There are more entrepreneurs and 69%s of them start their businesses at home. Most business owners (59%) continue running their businesses from home three years later. That means it's worth the time to set up a home office that fits your work style. It's also important to separate your work area from family activities that might impact you while working. This is particularly challenging for mothers with young children, who are running businesses at home.
Home Offices – What's the Best Location?
The first and often the biggest challenge is where to set up a home office. It's easy if you've got an extra bedroom but that isn't always possible. Walk through your home and identify areas that get very little use. Most homes have dining rooms which only get used a few times each year but we're all afraid to repurpose the space because it might make it difficult to sell the house?
You also need to give serious thought to who might visit your home office, e.g. clients or prospective customers might mean you need your office to be near the front door. Alternatively in my home, the handyman office in the basement with an outside door worked well. The other major consideration is storage. If you've got lots of inventory you may need to be close to the basement, garage or wherever you'll be storing things.
Creative Locations for Home Offices
Here are some of the creative ideas I found online for home offices:
- Create a corner office in a room you don't use much, e.g. if you each most meals in the kitchen, use the dining room.
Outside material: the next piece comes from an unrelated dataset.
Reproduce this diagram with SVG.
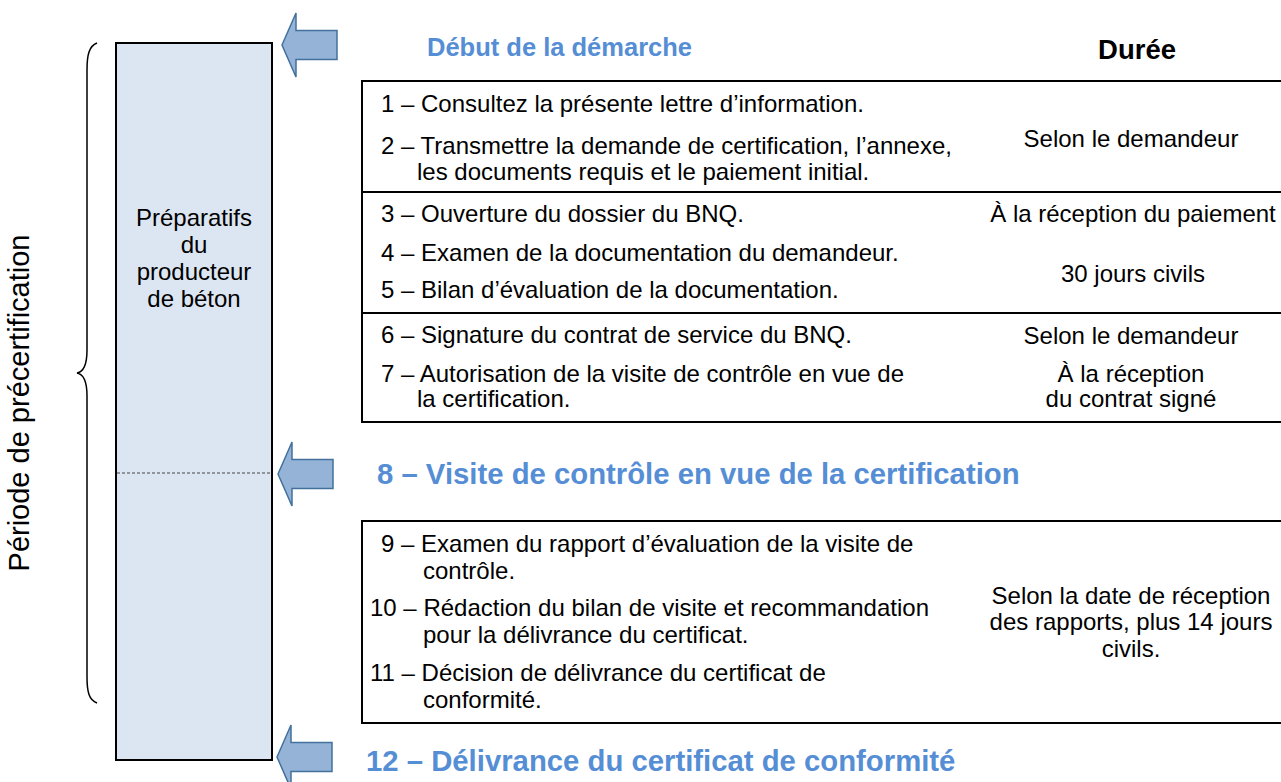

- Consider rearranging a bedroom to create a corner office, and use a room divider to separate the space.
- Look at your larger rooms and see if there's a wall with room for a desk, file cabinets and bookshelves.
- Use a closet for your office, which makes it easy to leave work by closing the door.
- Use space under stairs, even if that means opening up and finishing the space that otherwise isn't being used.
- Maybe your mudroom isn't getting much use and with a door, it would give you the privacy you need.
Priorities for Your Home Office
To evaluate your different home office options, make a list of your top three to five requirements for working at home. These requirements will vary by the type of work you do and how many hours a week you expect to work.
- How much desk top space do you need?
- How much storage (bookshelves, file cabinets, etc) do you need?
- How much lighting is available, both natural and artificial lighting?
- How important is sound control, e.g. for conference calls?
- Do you need a door to signal to family members that you're working?
- How important is a view for those working eight/more hours a day?